▶ What to do:
Copy exactly the lines from the start of the material through the line with "const ubBins = [200,205,210,215,220,225,230,235,240,245,250];". Pictures stay out of the copy.

▶ Raw data:
####################

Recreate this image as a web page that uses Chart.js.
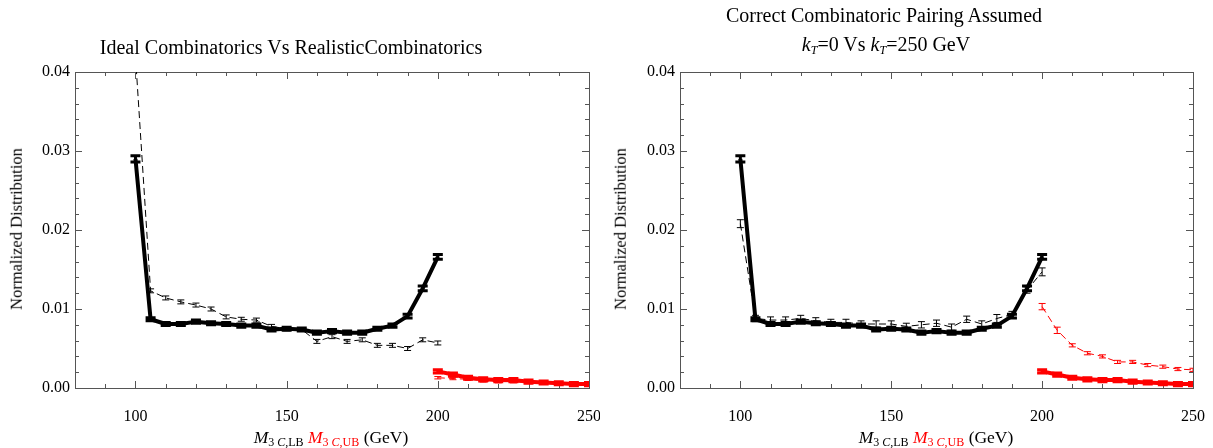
<!DOCTYPE html>
<html><head><meta charset="utf-8">
<script src="https://cdn.jsdelivr.net/npm/chart.js@4.4.0/dist/chart.umd.min.js"></script>
<style>
html,body{margin:0;padding:0;background:#fff;}
body{width:1213px;height:448px;position:relative;overflow:hidden;font-family:"Liberation Serif","DejaVu Serif",serif;color:#000;}
canvas{position:absolute;top:0;}
.title{position:absolute;font-size:20px;white-space:nowrap;transform:translate(-50%,-50%);line-height:1;}
.ylab{position:absolute;font-size:16.5px;white-space:nowrap;transform:translate(-50%,-50%) rotate(-90deg);line-height:1;color:#000;}
.xlab{position:absolute;font-size:17.5px;white-space:nowrap;transform:translate(-50%,-50%);line-height:1;}
.it{font-style:italic;}
.sb{font-size:12px;vertical-align:-3px;}
.red{color:#ff0000;}
</style></head>
<body>
<canvas id="c1" width="600" height="448" style="left:0;"></canvas>
<canvas id="c2" width="613" height="448" style="left:600px;"></canvas>

<div class="title" style="left:291px;top:47px;">Ideal Combinatorics Vs RealisticCombinatorics</div>
<div class="title" style="left:884px;top:15px;">Correct Combinatoric Pairing Assumed</div>
<div class="title" style="left:886px;top:45px;"><span class="it">k<span class="sb">T</span></span>=0 Vs <span class="it">k<span class="sb">T</span></span>=250 GeV</div>

<div class="ylab" style="left:17px;top:229px;">Normalized Distribution</div>
<div class="ylab" style="left:621px;top:229px;">Normalized Distribution</div>

<div class="xlab" style="left:331px;top:438px;"><span class="it">M</span><span class="sb">3 <span class="it">C</span>,LB</span> <span class="red"><span class="it">M</span><span class="sb">3 <span class="it">C</span>,UB</span></span> (GeV)</div>
<div class="xlab" style="left:936px;top:438px;"><span class="it">M</span><span class="sb">3 <span class="it">C</span>,LB</span> <span class="red"><span class="it">M</span><span class="sb">3 <span class="it">C</span>,UB</span></span> (GeV)</div>

<script>
// ---- data ----
const lbBins = [100,105,110,115,120,125,130,135,140,145,150,155,160,165,170,175,180,185,190,195,200];
const ubBins = [200,205,210,215,220,225,230,235,240,245,250];

// ideal combinatorics, kT = 0 (thick black)
const lbIdeal    = [0.0290,0.0087,0.0081,0.0081,0.0084,0.0082,0.0081,0.0079,0.0079,0.0074,0.0075,0.0074,0.0070,0.0072,0.0070,0.0070,0.0075,0.0079,0.0091,0.0126,0.0166];
const lbIdealErr = [0.0004,0.0002,0.0002,0.0002,0.0002,0.0002,0.0002,0.0002,0.0002,0.0002,0.0002,0.0002,0.0002,0.0002,0.0002,0.0002,0.0002,0.0002,0.00025,0.0003,0.0003];
// ideal, upper bound (thick red)
const ubIdeal    = [0.0021,0.0017,0.0013,0.0011,0.0010,0.0010,0.0008,0.0007,0.0006,0.0005,0.0005];
const ubIdealErr = [0.0002,0.0002,0.0002,0.0002,0.0002,0.0002,0.0002,0.0002,0.0002,0.0002,0.0002];

// realistic combinatorics (thin dashed, left panel)
const lbRealistic    = [0.0420,0.0123,0.0114,0.0109,0.0105,0.0100,0.0090,0.0087,0.0086,0.0078,0.0075,0.0074,0.0059,0.0065,0.0059,0.0061,0.0054,0.0054,0.0050,0.0061,0.0057];
const lbRealisticErr = [0.0003,0.00025,0.00025,0.00025,0.00025,0.00025,0.00025,0.00025,0.00025,0.00025,0.00025,0.00025,0.00025,0.00025,0.00025,0.00025,0.00025,0.00025,0.00025,0.00025,0.00025];
const ubRealistic    = [0.0013,0.0012,0.0011,0.0009,0.0008,0.0008,0.0007,0.0006,0.0006,0.0005,0.0005];
const ubRealisticErr = [0.00015,0.00015,0.00015,0.00015,0.00015,0.00015,0.00015,0.00015,0.00015,0.00015,0.00015];

// kT = 250 GeV (thin dashed, right panel)
const lbKt250    = [0.0208,0.0088,0.0086,0.0086,0.0088,0.0085,0.0083,0.0083,0.0081,0.0081,0.0081,0.0078,0.0080,0.0082,0.0077,0.0087,0.0081,0.0088,0.0093,0.0124,0.0147];
const lbKt250Err = [0.0005,0.0004,0.0004,0.0004,0.0004,0.0004,0.0004,0.0004,0.0004,0.0004,0.0004,0.0004,0.0004,0.0004,0.0004,0.0004,0.0004,0.0005,0.0004,0.0004,0.0005];
const ubKt250    = [0.0103,0.0073,0.0054,0.0044,0.0040,0.0033,0.0033,0.0029,0.0027,0.0024,0.0023];
const ubKt250Err = [0.0004,0.0004,0.0002,0.0002,0.0002,0.0002,0.0002,0.0002,0.0002,0.0002,0.0002];

// axes
const xTickLabels = [100,150,200,250];
const yTickLabels = [0.00,0.01,0.02,0.03,0.04];
const xRange = [80,250];
const yRange = [0,0.04];

// ---- helpers ----
const pts = (xs, ys) => xs.map((x,i)=>({x:x, y:ys[i]}));
const BLACK = '#000000', RED = '#ff0000', FRAME = '#555555';

function thick(xs, ys, err, color){
  return {data:pts(xs,ys), errors:err, borderColor:color, backgroundColor:color, borderWidth:4,
    pointRadius:0, tension:0, fill:false, capWidth:10, errWidth:3, borderJoinStyle:'round'};
}
function dashed(xs, ys, err, color){
  return {data:pts(xs,ys), errors:err, borderColor:color, backgroundColor:color, borderWidth:1,
    borderDash:[7,4], pointRadius:0, tension:0, fill:false, capWidth:7, errWidth:1};
}

const errorBars = {
  id:'errorBars',
  afterDatasetDraw(chart, args){
    const ds = chart.data.datasets[args.index];
    if(!ds.errors) return;
    const ctx = chart.ctx, xs = chart.scales.x, ys = chart.scales.y, a = chart.chartArea;
    ctx.save();
    ctx.beginPath(); ctx.rect(a.left, a.top-1, a.right-a.left, a.bottom-a.top+2); ctx.clip();
    ctx.strokeStyle = ds.borderColor; ctx.lineWidth = ds.errWidth; ctx.setLineDash([]);
    ds.data.forEach((p,i)=>{
      const e = ds.errors[i];
      const x = xs.getPixelForValue(p.x);
      const y1 = ys.getPixelForValue(p.y-e), y2 = ys.getPixelForValue(p.y+e);
      const w = ds.capWidth/2;
      ctx.beginPath();
      ctx.moveTo(x,y1); ctx.lineTo(x,y2);
      ctx.moveTo(x-w,y1); ctx.lineTo(x+w,y1);
      ctx.moveTo(x-w,y2); ctx.lineTo(x+w,y2);
      ctx.stroke();
    });
    ctx.restore();
  }
};

const frameTicks = {
  id:'frameTicks',
  beforeDatasetsDraw(chart){
    const ctx = chart.ctx, xs = chart.scales.x, ys = chart.scales.y, a = chart.chartArea;
    ctx.save();
    ctx.strokeStyle = FRAME; ctx.lineWidth = 1;
    ctx.strokeRect(Math.round(a.left)+0.5, Math.round(a.top)+0.5, Math.round(a.right-a.left), Math.round(a.bottom-a.top));
    ctx.beginPath();
    for(let v=xRange[0]; v<=xRange[1]; v+=10){
      const x = Math.round(xs.getPixelForValue(v))+0.5;
      const L = (v%50===0)?7:4;
      ctx.moveTo(x,a.bottom); ctx.lineTo(x,a.bottom-L);
      ctx.moveTo(x,a.top); ctx.lineTo(x,a.top+L);
    }
    for(let k=0; k<=20; k++){
      const v = k*0.002;
      const y = Math.round(ys.getPixelForValue(v))+0.5;
      const L = (k%5===0)?7:4;
      ctx.moveTo(a.left,y); ctx.lineTo(a.left+L,y);
      ctx.moveTo(a.right,y); ctx.lineTo(a.right-L,y);
    }
    ctx.stroke();
    ctx.restore();
  }
};

function makeChart(id, datasets, yWidth, padRight){
  return new Chart(document.getElementById(id), {
    type:'line',
    data:{datasets:datasets},
    plugins:[frameTicks, errorBars],
    options:{
      responsive:false, animation:false, devicePixelRatio:1,
      layout:{padding:{left:0, right:padRight, top:72, bottom:0}},
      plugins:{legend:{display:false}, tooltip:{enabled:false}, title:{display:false}},
      scales:{
        x:{type:'linear', min:xRange[0], max:xRange[1],
          afterBuildTicks:s=>{s.ticks = xTickLabels.map(v=>({value:v}));},
          afterFit:s=>{s.height = 60; s.paddingLeft = 0; s.paddingRight = 0;},
          grid:{display:false, drawTicks:false}, border:{display:false},
          ticks:{autoSkip:false, maxRotation:0, padding:19, color:'#000',
            font:{family:'Liberation Serif', size:16}, callback:v=>String(v)}},
        y:{type:'linear', min:yRange[0], max:yRange[1],
          afterBuildTicks:s=>{s.ticks = yTickLabels.map(v=>({value:v}));},
          afterFit:s=>{s.width = yWidth; s.paddingTop = 0; s.paddingBottom = 0;},
          grid:{display:false, drawTicks:false}, border:{display:false},
          ticks:{padding:5, color:'#000', font:{family:'Liberation Serif', size:16},
            callback:v=>Number(v).toFixed(2)}}
      }
    }
  });
}

makeChart('c1', [
  thick(lbBins, lbIdeal, lbIdealErr, BLACK),
  thick(ubBins, ubIdeal, ubIdealErr, RED),
  dashed(lbBins, lbRealistic, lbRealisticErr, BLACK),
  dashed(ubBins, ubRealistic, ubRealisticErr, RED)
], 75, 11);

makeChart('c2', [
  thick(lbBins, lbIdeal, lbIdealErr, BLACK),
  thick(ubBins, ubIdeal, ubIdealErr, RED),
  dashed(lbBins, lbKt250, lbKt250Err, BLACK),
  dashed(ubBins, ubKt250, ubKt250Err, RED)
], 80, 20);
</script>
</body></html>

####################

▶ Final result:
Recreate this image as a web page that uses Chart.js.
<!DOCTYPE html>
<html><head><meta charset="utf-8">
<script src="https://cdn.jsdelivr.net/npm/chart.js@4.4.0/dist/chart.umd.min.js"></script>
<style>
html,body{margin:0;padding:0;background:#fff;}
body{width:1213px;height:448px;position:relative;overflow:hidden;font-family:"Liberation Serif","DejaVu Serif",serif;color:#000;}
canvas{position:absolute;top:0;}
.title{position:absolute;font-size:20px;white-space:nowrap;transform:translate(-50%,-50%);line-height:1;}
.ylab{position:absolute;font-size:16.5px;white-space:nowrap;transform:translate(-50%,-50%) rotate(-90deg);line-height:1;color:#000;}
.xlab{position:absolute;font-size:17.5px;white-space:nowrap;transform:translate(-50%,-50%);line-height:1;}
.it{font-style:italic;}
.sb{font-size:12px;vertical-align:-3px;}
.red{color:#ff0000;}
</style></head>
<body>
<canvas id="c1" width="600" height="448" style="left:0;"></canvas>
<canvas id="c2" width="613" height="448" style="left:600px;"></canvas>

<div class="title" style="left:291px;top:47px;">Ideal Combinatorics Vs RealisticCombinatorics</div>
<div class="title" style="left:884px;top:15px;">Correct Combinatoric Pairing Assumed</div>
<div class="title" style="left:886px;top:45px;"><span class="it">k<span class="sb">T</span></span>=0 Vs <span class="it">k<span class="sb">T</span></span>=250 GeV</div>

<div class="ylab" style="left:17px;top:229px;">Normalized Distribution</div>
<div class="ylab" style="left:621px;top:229px;">Normalized Distribution</div>

<div class="xlab" style="left:331px;top:438px;"><span class="it">M</span><span class="sb">3 <span class="it">C</span>,LB</span> <span class="red"><span class="it">M</span><span class="sb">3 <span class="it">C</span>,UB</span></span> (GeV)</div>
<div class="xlab" style="left:936px;top:438px;"><span class="it">M</span><span class="sb">3 <span class="it">C</span>,LB</span> <span class="red"><span class="it">M</span><span class="sb">3 <span class="it">C</span>,UB</span></span> (GeV)</div>

<script>
// ---- data ----
const lbBins = [100,105,110,115,120,125,130,135,140,145,150,155,160,165,170,175,180,185,190,195,200];
const ubBins = [200,205,210,215,220,225,230,235,240,245,250];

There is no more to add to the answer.